Others ask where they can find a mosque or request copies of the Quran, the Muslim holy book. Still others ask to be led in a profession of faith in Allah.

Then, Farooqi said, there are those who call just to let off a little steam. Filled with anger against Muslims, they swear and use profane names toward whoever answers the phone.

"We get all kinds," he said.

The hot line is part of a national "WhyIslam?" campaign led by the Islamic Circle of North America, a Kingston-based nonprofit organization. Farooqi is ICNA's northeast regional coordinator.

Calls go first to the hot line's New Jersey headquarters. If the full-time volunteers are unavailable, the call is transferred to a volunteer in the area from which the call is placed. Farooqi answers calls for the Central New York region.

Since 2000, Muslims have collected funds to have an ad for the hot line appear in their own towns. Farooqi brought the ad to Utica a little more than a year ago.

"When I see ads on the buses, I thought, 'I can put ads on the bus, too,'" said Farooqi, who moved from Brooklyn to New Hartford three years ago.

It took two weeks to raise the $1,500 needed for a year-long spot on bus No. 590, which chugs along a different city route each day. When it came time to renew the ad, local Muslims were more than willing to reach into their pockets a second time.

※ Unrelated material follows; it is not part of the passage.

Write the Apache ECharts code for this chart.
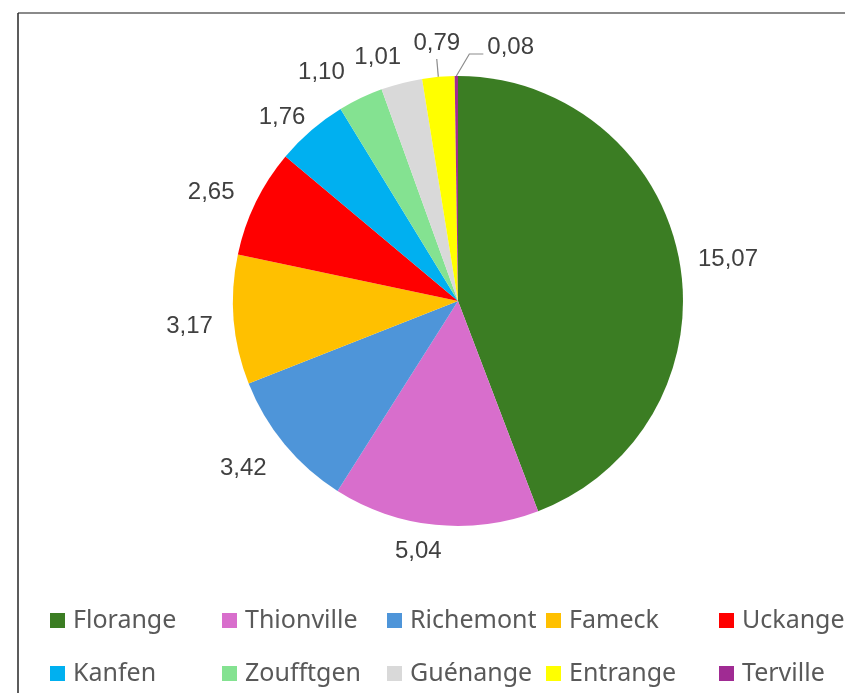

"Of course, this is for an Islamic cause, so I never feel reluctant to ask anybody," Farooqi said.

The hot line averages about 500 calls each month, Farooqi said. Calls from Central New York have jumped since the ad was placed.

Most calls come from those who are simply curious, but Farooqi hopes more will come from people such as Roger Perry, 21, of Oneida. Perry converted to Islam in October after reading articles on the WhyIslam? Web site.

"I thought I would look just to learn something new, but as I read, I realized that it really fit my beliefs," Perry said.

He called the hotline and converted by telephone, he said. Now, Perry prays five times daily and worships alongside refugees from eastern Europe, Africa and the Middle East at the Muslim Community Association on Kemble Street, where Friday prayer services usually draw between 150 and 200 people.

Utica's Muslim population numbers up to 6,000, said Sabur Abdul-Salaam, the mosque's board president. Most, like the mosque's imam, are Bosnian Muslims, resettled through the Mohawk Valley Resource Center for Refugees.

"WhyIslam?" brings the message to the general population, he said.

National campaigns, whether evangelical or informational, are uncommon, said Ibrahim Hooper, spokesman for the Council on American-Islamic Relations, a Washington, D.C.-based Muslim civil liberties group.

"It's encouraging," he said.

The campaign highlights commonalities between Christianity and Islam, said Zamir, the New Jersey-based volunteer. It works against the media, which highlights the differences, he said.

"The Muslim community is growing throughout the USA, as well as Canada and throughout the world," he said. "People are coming to accept Islam as a religion."